Notebook 15 — Shor vs. the lattice

Notebook 15 — Shor vs. the lattice#

Closing chapter: why the algorithm we just implemented cannot break ML-KEM.

Shor’s secret: reducing to order finding#

Integer factoring and discrete logarithm both reduce to finding the multiplicative order of an element in a group. The quantum speedup comes from one specific trick: the QFT on \(\mathbb{Z}_N\) sees periodicity exponentially faster than any classical Fourier transform. This trick depends on the underlying problem having a periodic (or more generally, group-theoretic) structure that the QFT can latch onto.

The hidden subgroup problem (HSP)#

Both factoring and discrete log are special cases of the Abelian Hidden Subgroup Problem: given a function \(f: G \to S\) that is constant on cosets of a subgroup \(H\) of \(G\), find \(H\). When \(G\) is abelian — \((\mathbb{Z}_N, +)\), \((\mathbb{Z}_N^*, \times)\) — the QFT diagonalizes the group algebra and the algorithm is efficient. This is why RSA, Diffie-Hellman, ECDH all fall to Shor: they are Abelian HSP instances in disguise.

LWE is not an HSP instance#

The Learning With Errors problem asks: given many samples \((\mathbf{a}_i, \langle \mathbf{a}_i, \mathbf{s} \rangle + e_i \bmod q)\) with small errors \(e_i\), recover \(\mathbf{s}\). There is no hidden subgroup here — the relationship between the samples and the secret is linear with additive noise, not periodic. No QFT on any natural group reveals \(\mathbf{s}\). The reduction Shor exploits simply does not apply.
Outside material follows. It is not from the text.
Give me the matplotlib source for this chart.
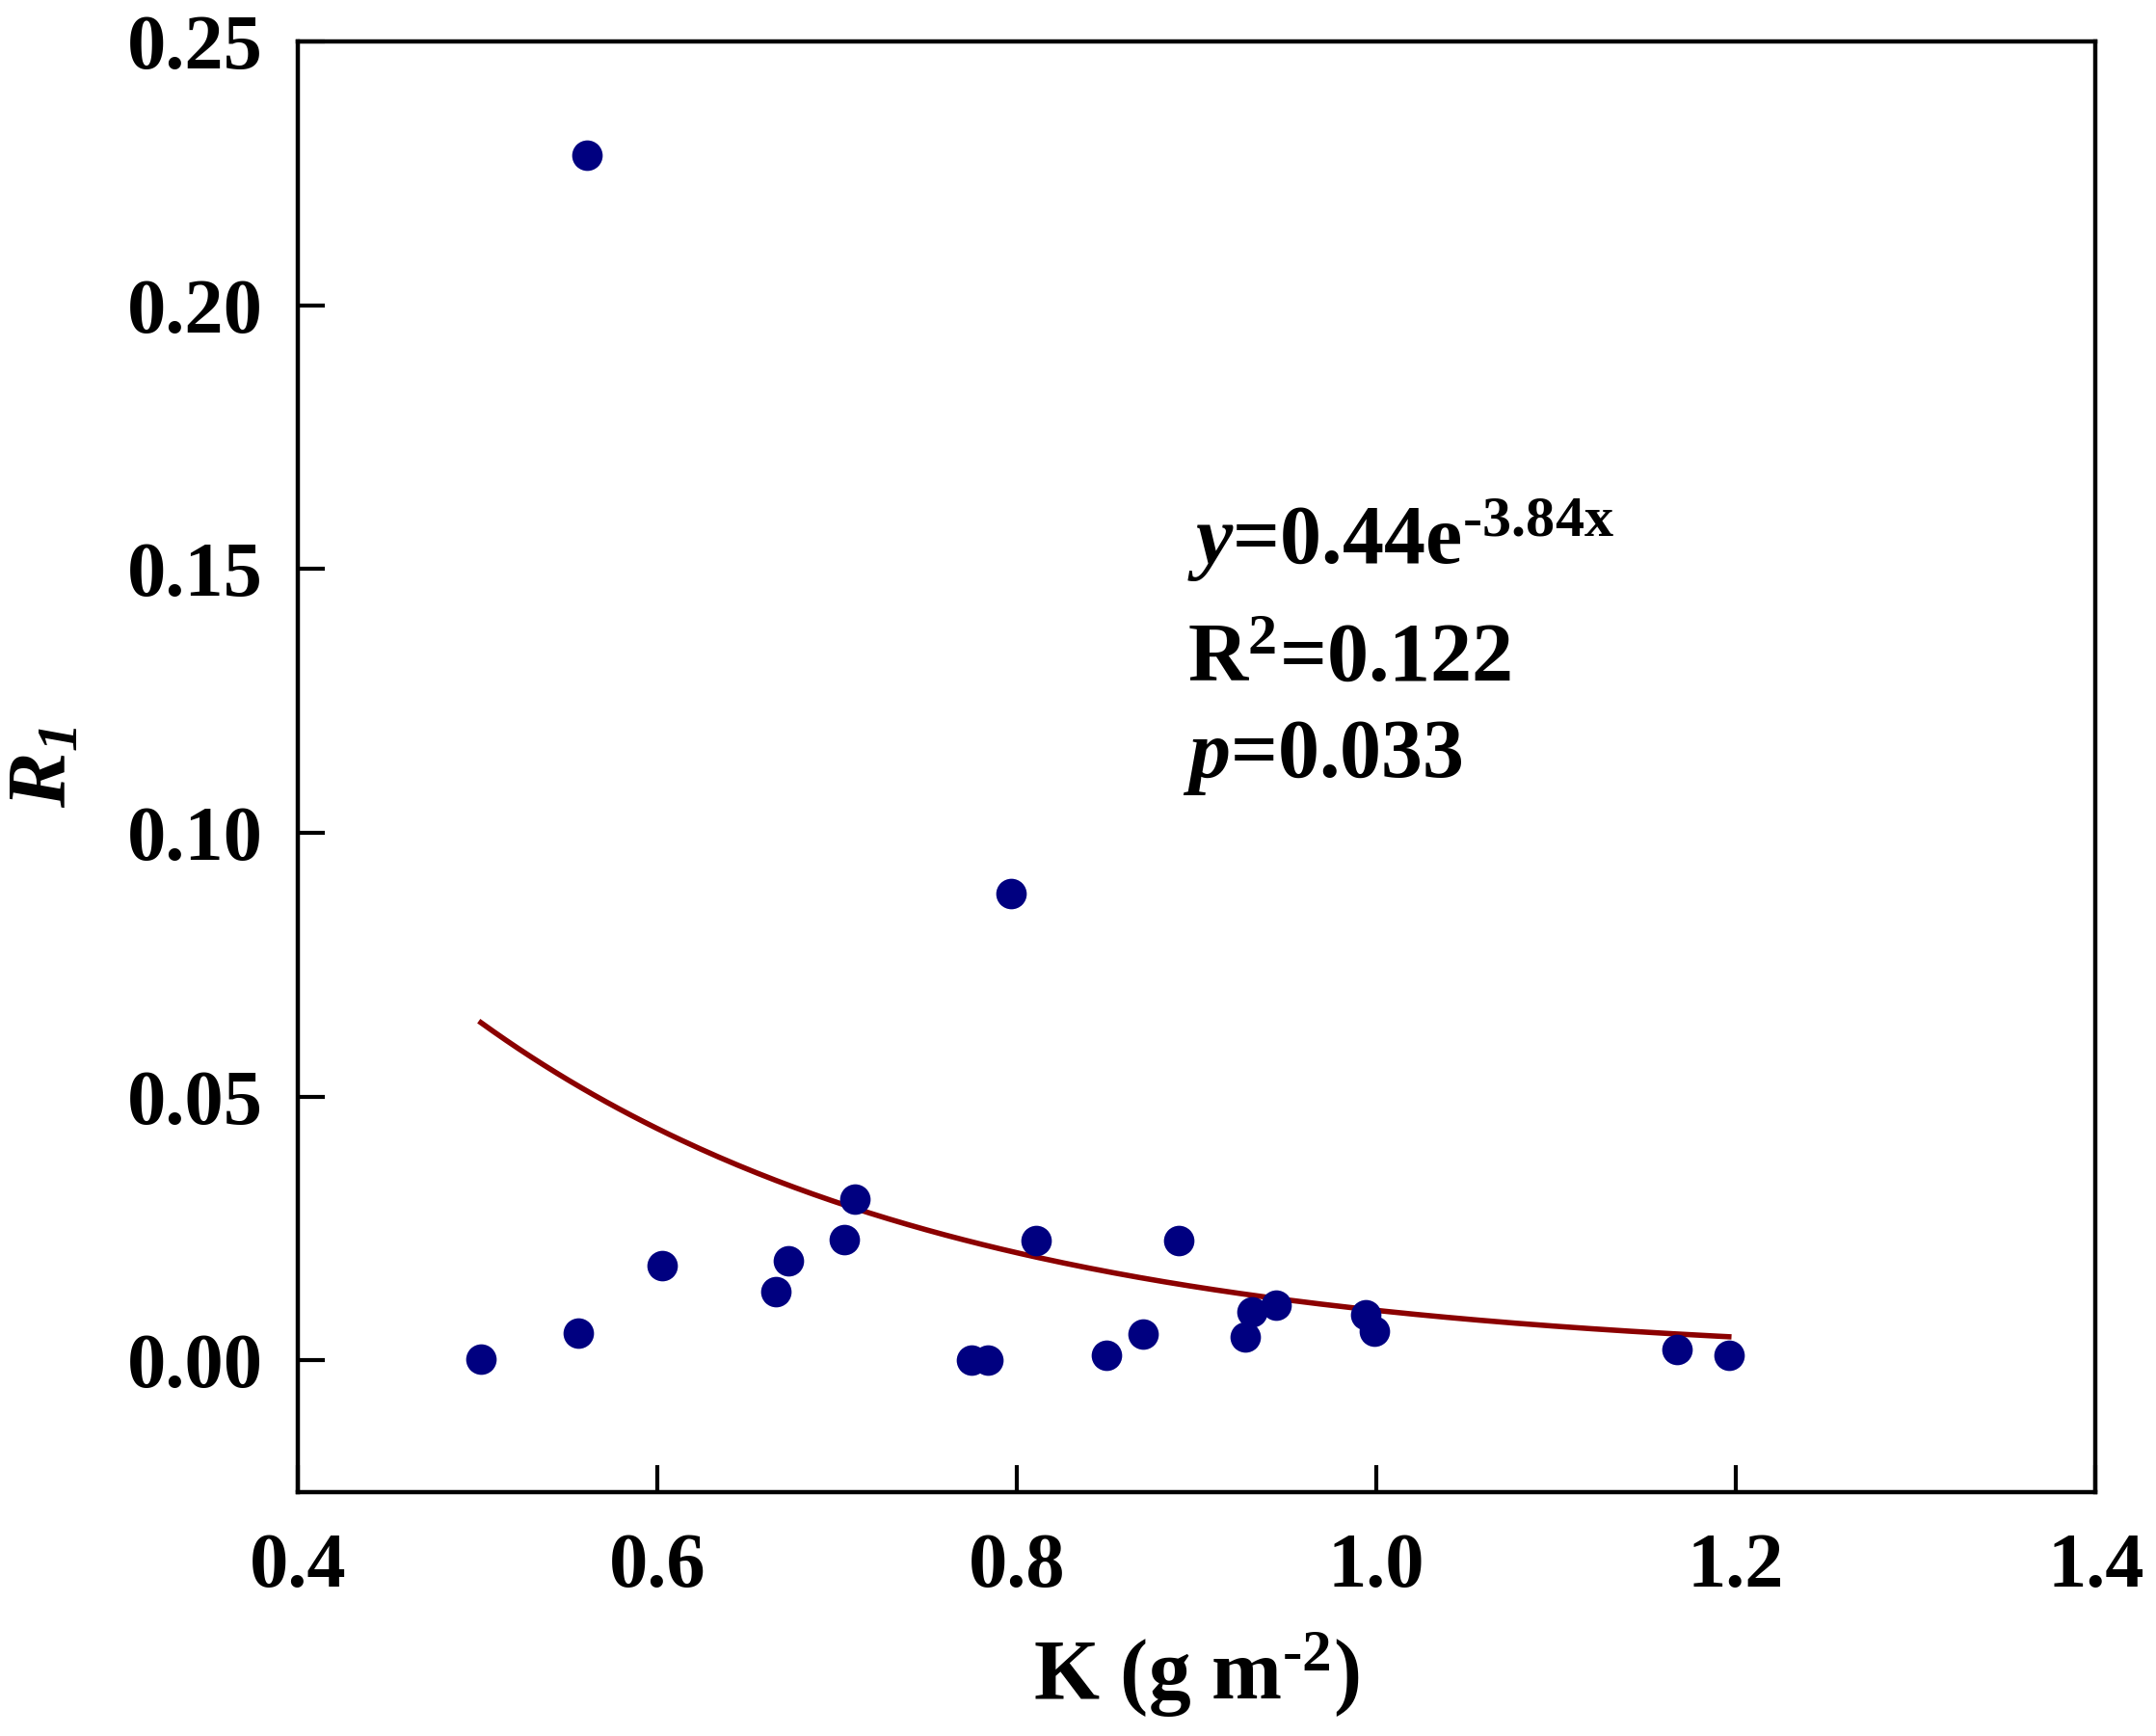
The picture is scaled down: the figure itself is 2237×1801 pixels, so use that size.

Known quantum algorithms against lattices#

What do we know? The best known quantum algorithms for LWE and related lattice problems fall into three buckets:

(a) BKZ with quantum speedups for sieving — Grover-style quadratic improvements on the innermost loop. Still exponential overall.
(b) Dihedral Hidden Subgroup Problem — LWE has a reduction to (non-abelian) dihedral HSP. The best known dihedral HSP algorithm is sub-exponential (Kuperberg) but still beats no polynomial-time quantum algorithm.
(c) Quantum sieve variants — Laarhoven and others have proposed quantum lattice sieving with modest speedups. Nothing breaks the exponential wall.

ML-KEM’s parameters are chosen with all of these in mind.

Why this matters for you#

If tomorrow someone discovered an efficient quantum algorithm for LWE, ML-KEM would fall. This is conjectured hardness, not proven hardness. That’s why we deploy hybrid (X25519 + ML-KEM): safe if either component survives. It’s also why NIST standardized SLH-DSA (hash-based signatures) in parallel — hash-based crypto rests on collision-resistance alone, with no algebraic structure for Shor or its descendants to attack.

The narrative arc, closed#

00a warned: Shor breaks RSA and ECC.
Notebooks 01–09 built: ML-KEM, conjectured to be quantum-safe.
Notebooks 12–14 showed: Shor really does break RSA — here is the code, running.
This chapter explains: and here is why the same trick does not break ML-KEM.

The crypto world is betting that lattice problems remain hard against quantum attackers. That bet is informed, but not proved. The hedge is hybrid deployment, the backup is hash-based signatures, and the long game is continued research.

Thanks for reading all 15 notebooks.